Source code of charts
[start]

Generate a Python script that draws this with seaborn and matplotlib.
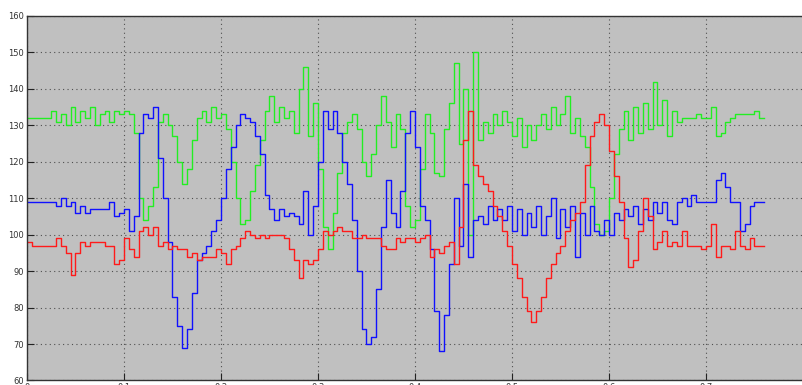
import matplotlib
matplotlib.use("Agg")
import matplotlib.pyplot as plt
import seaborn as sns
import numpy as np
import pandas as pd

# time axis: one sample every 0.005 s
step = 0.005
green = [132, 132, 132, 132, 132, 134, 131, 133, 130, 135,
         131, 134, 132, 135, 130, 133, 134, 131, 134, 133,
         134, 133, 128, 110, 104, 108, 113, 131, 133, 130,
         127, 120, 114, 118, 126, 132, 134, 131, 135, 132,
         133, 129, 120, 110, 103, 104, 112, 119, 126, 134,
         138, 131, 135, 132, 134, 128, 140, 146, 127, 136,
         118, 102, 96, 106, 117, 128, 131, 133, 129, 120,
         116, 122, 130, 138, 131, 124, 133, 129, 108, 102,
         104, 118, 133, 128, 117, 116, 129, 136, 147, 125,
         140, 100, 150, 126, 131, 128, 133, 130, 134, 131,
         127, 132, 124, 130, 126, 130, 133, 129, 135, 130,
         133, 138, 128, 132, 127, 124, 113, 103, 100, 101,
         110, 122, 129, 134, 126, 135, 128, 136, 129, 142,
         130, 137, 127, 134, 131, 132, 132, 132, 133, 132,
         132, 135, 127, 128, 131, 132, 133, 133, 133, 133,
         134, 132, 132]
blue = [109, 109, 109, 109, 109, 109, 108, 110, 108, 109,
        106, 108, 106, 107, 107, 107, 107, 109, 105, 106,
        107, 101, 105, 128, 133, 132, 135, 121, 110, 98,
        83, 75, 69, 74, 84, 93, 95, 97, 101, 104,
        110, 118, 124, 130, 133, 132, 131, 127, 122, 111,
        107, 104, 107, 105, 106, 105, 103, 112, 100, 108,
        120, 134, 129, 134, 128, 120, 114, 104, 90, 74,
        70, 72, 85, 102, 115, 106, 102, 112, 128, 134,
        124, 108, 104, 96, 79, 68, 78, 92, 110, 97,
        114, 94, 104, 105, 103, 108, 104, 107, 104, 108,
        101, 107, 100, 106, 102, 108, 100, 105, 110, 99,
        107, 102, 108, 94, 106, 100, 108, 101, 100, 104,
        100, 106, 104, 107, 105, 108, 103, 107, 104, 109,
        106, 109, 104, 103, 109, 110, 108, 111, 109, 109,
        109, 109, 115, 117, 113, 109, 109, 101, 103, 108,
        109, 109, 109]
red = [98, 97, 97, 97, 97, 97, 99, 97, 95, 89,
       95, 98, 97, 98, 98, 98, 97, 97, 92, 93,
       99, 96, 94, 101, 102, 100, 102, 97, 98, 96,
       97, 96, 96, 94, 95, 93, 94, 94, 94, 96,
       95, 92, 96, 97, 99, 101, 100, 99, 100, 99,
       100, 100, 100, 99, 96, 93, 88, 93, 92, 93,
       96, 101, 100, 101, 102, 101, 101, 99, 99, 100,
       99, 99, 99, 97, 96, 96, 99, 98, 99, 99,
       98, 99, 100, 94, 96, 95, 97, 98, 92, 102,
       126, 134, 119, 116, 114, 112, 108, 105, 101, 97,
       92, 88, 83, 79, 76, 79, 83, 88, 92, 95,
       97, 101, 104, 106, 109, 119, 127, 131, 133, 130,
       123, 116, 109, 99, 91, 93, 101, 110, 105, 96,
       98, 101, 97, 98, 97, 101, 97, 97, 97, 96,
       97, 103, 94, 97, 97, 96, 101, 97, 96, 99,
       97, 97, 97]

t = np.arange(len(green)) * step
df = pd.concat([
    pd.DataFrame({"t": t, "value": green, "signal": "green"}),
    pd.DataFrame({"t": t, "value": blue, "signal": "blue"}),
    pd.DataFrame({"t": t, "value": red, "signal": "red"}),
])

fig = plt.figure(figsize=(8.03, 3.85), dpi=100)
ax = fig.add_axes([0.0336, 0.0117, 0.9664, 0.9468])
ax.set_facecolor("#c0c0c0")

sns.lineplot(data=df, x="t", y="value", hue="signal",
             palette={"green": "#22ee22", "blue": "#1010ff", "red": "#ff1a1a"},
             estimator=None, sort=False, drawstyle="steps-post",
             linewidth=1.0, legend=False, ax=ax)

ax.set_xlim(0, 0.8)
ax.set_ylim(60, 160)
ax.set_xticks(np.arange(0, 0.8, 0.1))
ax.set_xticklabels(["0", "0.1", "0.2", "0.3", "0.4", "0.5", "0.6", "0.7"])
ax.set_yticks(np.arange(60, 161, 10))
ax.set_xlabel("")
ax.set_ylabel("")
ax.grid(True, linestyle=(0, (1, 3)), color="#505050", linewidth=0.8)
ax.tick_params(direction="in", length=5, labelsize=6, colors="#222222",
               labelcolor="#333333", pad=2)
for side in ["left", "bottom", "top"]:
    ax.spines[side].set_color("#333333")
    ax.spines[side].set_linewidth(1.0)
ax.spines["right"].set_visible(False)

fig.savefig("out.png", dpi=100, facecolor="white")
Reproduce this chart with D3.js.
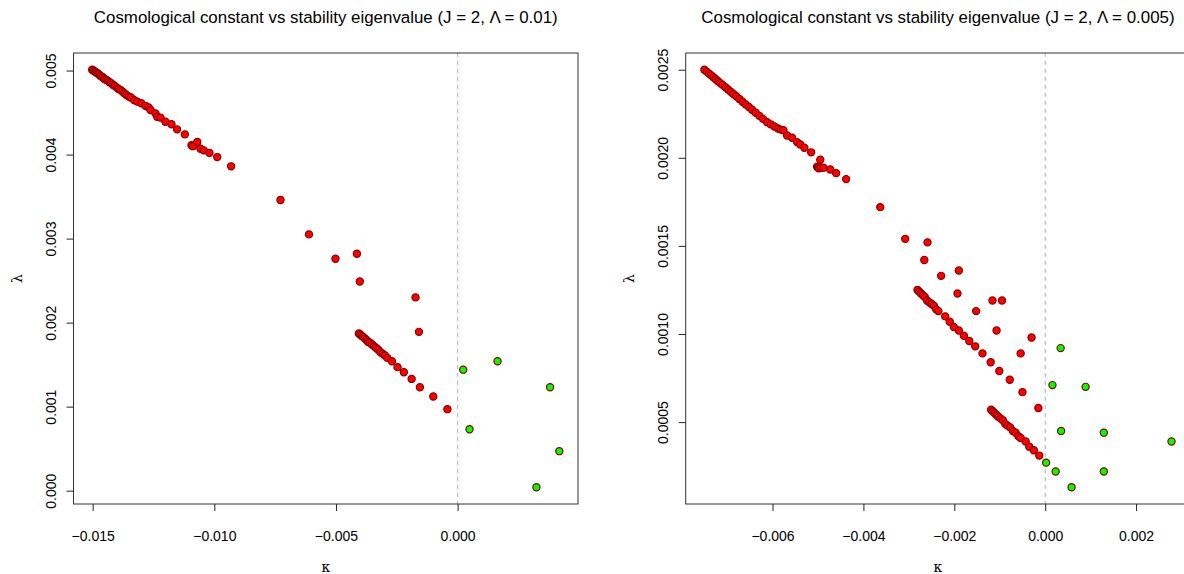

[end]

Retype all the records shown above, character for character. Omit every picture.

**Answer in full**
Generate a Python script that draws this with seaborn and matplotlib.
import matplotlib
matplotlib.use("Agg")
import matplotlib.pyplot as plt
import seaborn as sns
import numpy as np
import pandas as pd

# time axis: one sample every 0.005 s
step = 0.005
green = [132, 132, 132, 132, 132, 134, 131, 133, 130, 135,
         131, 134, 132, 135, 130, 133, 134, 131, 134, 133,
         134, 133, 128, 110, 104, 108, 113, 131, 133, 130,
         127, 120, 114, 118, 126, 132, 134, 131, 135, 132,
         133, 129, 120, 110, 103, 104, 112, 119, 126, 134,
         138, 131, 135, 132, 134, 128, 140, 146, 127, 136,
         118, 102, 96, 106, 117, 128, 131, 133, 129, 120,
         116, 122, 130, 138, 131, 124, 133, 129, 108, 102,
         104, 118, 133, 128, 117, 116, 129, 136, 147, 125,
         140, 100, 150, 126, 131, 128, 133, 130, 134, 131,
         127, 132, 124, 130, 126, 130, 133, 129, 135, 130,
         133, 138, 128, 132, 127, 124, 113, 103, 100, 101,
         110, 122, 129, 134, 126, 135, 128, 136, 129, 142,
         130, 137, 127, 134, 131, 132, 132, 132, 133, 132,
         132, 135, 127, 128, 131, 132, 133, 133, 133, 133,
         134, 132, 132]
blue = [109, 109, 109, 109, 109, 109, 108, 110, 108, 109,
        106, 108, 106, 107, 107, 107, 107, 109, 105, 106,
        107, 101, 105, 128, 133, 132, 135, 121, 110, 98,
        83, 75, 69, 74, 84, 93, 95, 97, 101, 104,
        110, 118, 124, 130, 133, 132, 131, 127, 122, 111,
        107, 104, 107, 105, 106, 105, 103, 112, 100, 108,
        120, 134, 129, 134, 128, 120, 114, 104, 90, 74,
        70, 72, 85, 102, 115, 106, 102, 112, 128, 134,
        124, 108, 104, 96, 79, 68, 78, 92, 110, 97,
        114, 94, 104, 105, 103, 108, 104, 107, 104, 108,
        101, 107, 100, 106, 102, 108, 100, 105, 110, 99,
        107, 102, 108, 94, 106, 100, 108, 101, 100, 104,
        100, 106, 104, 107, 105, 108, 103, 107, 104, 109,
        106, 109, 104, 103, 109, 110, 108, 111, 109, 109,
        109, 109, 115, 117, 113, 109, 109, 101, 103, 108,
        109, 109, 109]
red = [98, 97, 97, 97, 97, 97, 99, 97, 95, 89,
       95, 98, 97, 98, 98, 98, 97, 97, 92, 93,
       99, 96, 94, 101, 102, 100, 102, 97, 98, 96,
       97, 96, 96, 94, 95, 93, 94, 94, 94, 96,
       95, 92, 96, 97, 99, 101, 100, 99, 100, 99,
       100, 100, 100, 99, 96, 93, 88, 93, 92, 93,
       96, 101, 100, 101, 102, 101, 101, 99, 99, 100,
       99, 99, 99, 97, 96, 96, 99, 98, 99, 99,
       98, 99, 100, 94, 96, 95, 97, 98, 92, 102,
       126, 134, 119, 116, 114, 112, 108, 105, 101, 97,
       92, 88, 83, 79, 76, 79, 83, 88, 92, 95,
       97, 101, 104, 106, 109, 119, 127, 131, 133, 130,
       123, 116, 109, 99, 91, 93, 101, 110, 105, 96,
       98, 101, 97, 98, 97, 101, 97, 97, 97, 96,
       97, 103, 94, 97, 97, 96, 101, 97, 96, 99,
       97, 97, 97]

t = np.arange(len(green)) * step
df = pd.concat([
    pd.DataFrame({"t": t, "value": green, "signal": "green"}),
    pd.DataFrame({"t": t, "value": blue, "signal": "blue"}),
    pd.DataFrame({"t": t, "value": red, "signal": "red"}),
])

fig = plt.figure(figsize=(8.03, 3.85), dpi=100)
ax = fig.add_axes([0.0336, 0.0117, 0.9664, 0.9468])
ax.set_facecolor("#c0c0c0")

sns.lineplot(data=df, x="t", y="value", hue="signal",
             palette={"green": "#22ee22", "blue": "#1010ff", "red": "#ff1a1a"},
             estimator=None, sort=False, drawstyle="steps-post",
             linewidth=1.0, legend=False, ax=ax)

ax.set_xlim(0, 0.8)
ax.set_ylim(60, 160)
ax.set_xticks(np.arange(0, 0.8, 0.1))
ax.set_xticklabels(["0", "0.1", "0.2", "0.3", "0.4", "0.5", "0.6", "0.7"])
ax.set_yticks(np.arange(60, 161, 10))
ax.set_xlabel("")
ax.set_ylabel("")
ax.grid(True, linestyle=(0, (1, 3)), color="#505050", linewidth=0.8)
ax.tick_params(direction="in", length=5, labelsize=6, colors="#222222",
               labelcolor="#333333", pad=2)
for side in ["left", "bottom", "top"]:
    ax.spines[side].set_color("#333333")
    ax.spines[side].set_linewidth(1.0)
ax.spines["right"].set_visible(False)

fig.savefig("out.png", dpi=100, facecolor="white")
Reproduce this chart with D3.js.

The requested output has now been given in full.